I have a print with those words hanging in my house. Our friends Hoke and Dawn bought the print and gave it to us on the day we moved into our first house together.
I see the words often. I keep them in a place where I cannot help but see them.
Because aren’t those the hardest words to accept when you just want to be somewhere else?
Somewhere other than crying in the bathroom stall during the slow song. Somewhere other than ordering chicken nugget late at night and eating them in your bed while you watch Netflix. Somewhere other than getting alterations on yet another bridesmaid dress for yet another person who found their person before you.
I get it. And yet, I’d still have to put my hand on your shoulder and tell you the truth: you are exactly where you need to be. It’s not accidental. It’s not wasted time. And it’s certainly not punishment.

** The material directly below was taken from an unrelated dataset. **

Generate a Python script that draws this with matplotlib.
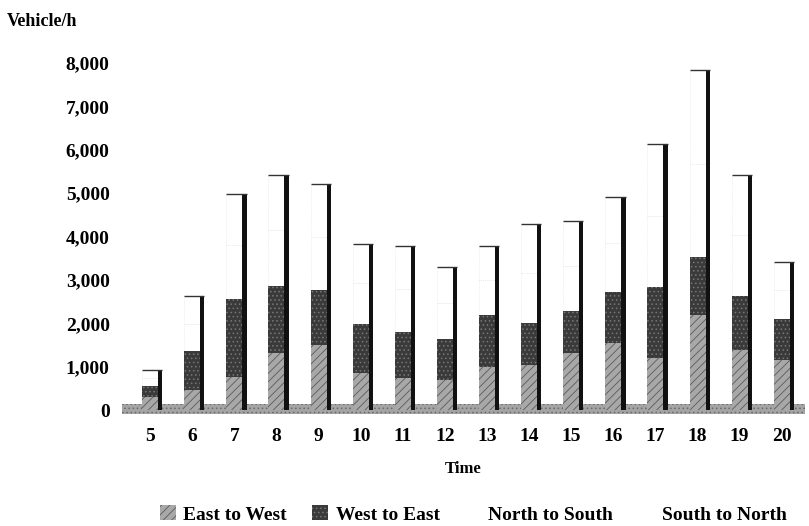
import matplotlib
matplotlib.use("Agg")
import matplotlib.pyplot as plt
import numpy as np
from matplotlib.patches import Patch

hours = ["5", "6", "7", "8", "9", "10", "11", "12", "13", "14", "15", "16", "17", "18", "19", "20"]
east_to_west = [310, 460, 770, 1310, 1500, 850, 730, 690, 1000, 1040, 1310, 1540, 1190, 2200, 1390, 1150]
west_to_east = [240, 900, 1790, 1550, 1260, 1130, 1070, 960, 1190, 970, 980, 1190, 1640, 1330, 1240, 940]
north_to_south = [190, 620, 1240, 1300, 1230, 950, 1000, 830, 820, 1150, 1040, 1120, 1650, 2150, 1400, 680]
south_to_north = [180, 650, 1190, 1250, 1230, 890, 990, 820, 780, 1140, 1020, 1070, 1660, 2150, 1390, 650]
yticks = [0, 1000, 2000, 3000, 4000, 5000, 6000, 7000, 8000]

plt.rcParams['font.family'] = ['Liberation Serif', 'DejaVu Serif']
plt.rcParams['hatch.linewidth'] = 0.6

fig = plt.figure(figsize=(8.09, 5.26), dpi=100)
ax = fig.add_axes([0.151, 0.208, 0.844, 0.705])

x = np.arange(len(hours))
w = 0.38
side = 0.10

ew = np.array(east_to_west)
we = np.array(west_to_east)
ns = np.array(north_to_south)
sn = np.array(south_to_north)
b1 = ew
b2 = ew + we
b3 = b2 + ns
total = b3 + sn

# floor
ax.axhspan(-80, 130, facecolor='#a4a4a4', edgecolor='#6a6a6a', hatch='....', lw=0, zorder=0)

ax.bar(x, ew, w, color='#a8a8a8', edgecolor='#5a5a5a', hatch='////', lw=0, zorder=3)
ax.bar(x, we, w, bottom=b1, color='#3a3a3a', edgecolor='#777777', hatch='....', lw=0, zorder=3)
ax.bar(x, ns, w, bottom=b2, color='white', edgecolor='#e2e2e2', lw=0.5, ls=':', zorder=2)
ax.bar(x, sn, w, bottom=b3, color='white', edgecolor='#e2e2e2', lw=0.5, ls=':', zorder=2)
# 3D side face of each column
ax.bar(x + w / 2 + side / 2, total, side, color='#111111', lw=0, zorder=3)
# top edge
ax.hlines(total, x - w / 2, x + w / 2 + side, color='#333333', lw=1.0, zorder=3)

ax.set_xlim(-0.665, 15.55)
ax.set_ylim(-150, 8400)
ax.set_yticks(yticks)
ax.set_yticklabels([f"{v:,}" for v in yticks], fontsize=14, fontweight='bold')
ax.set_xticks(x)
ax.set_xticklabels(hours, fontsize=14, fontweight='bold')
ax.tick_params(length=0, pad=8)
ax.tick_params(axis='y', pad=9)
for s in ax.spines.values():
    s.set_visible(False)

ax.set_xlabel("Time", fontsize=12, fontweight='bold', labelpad=12)
fig.text(0.008, 0.96, "Vehicle/h", fontsize=13, fontweight='bold', ha='left', va='center')

handles = [
    Patch(facecolor='#a8a8a8', edgecolor='#5a5a5a', hatch='////', lw=0),
    Patch(facecolor='#3a3a3a', edgecolor='#777777', hatch='....', lw=0),
    Patch(facecolor='white', edgecolor='white'),
    Patch(facecolor='white', edgecolor='white'),
]
labels = ["East to West", "West to East", "North to South", "South to North"]
fig.legend(handles, labels, loc='center', bbox_to_anchor=(0.585, 0.022), ncol=4,
           frameon=False, handlelength=0.8, handleheight=0.8,
           handletextpad=0.4, columnspacing=1.3, prop={'weight': 'bold', 'size': 14})

fig.savefig("out.png", dpi=100)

Being single does not mean you are benched or on the sidelines of life. You can still participate. You can still celebrate others through the pain. You can still pray earnest, scrappy prayers. You can still do so much with this time that feels like someone is missing from the storyline. It’s okay to feel that feeling but don’t let that feeling hold you hostage or keep you from all the beautiful moments that are still ahead for you.
Live into this day with everything you have. Feel all your feelings. You don’t have to discount the pain or shove it away. Let the pain pull up a chair and take a seat.
You are learning. You are growing. You are becoming someone new.
All of this counts. One day, I believe someone is going to see and notice all this hard work you put in to be ready for a union like marriage.
You are exactly where you need to be. Go all the way in and don’t hold back.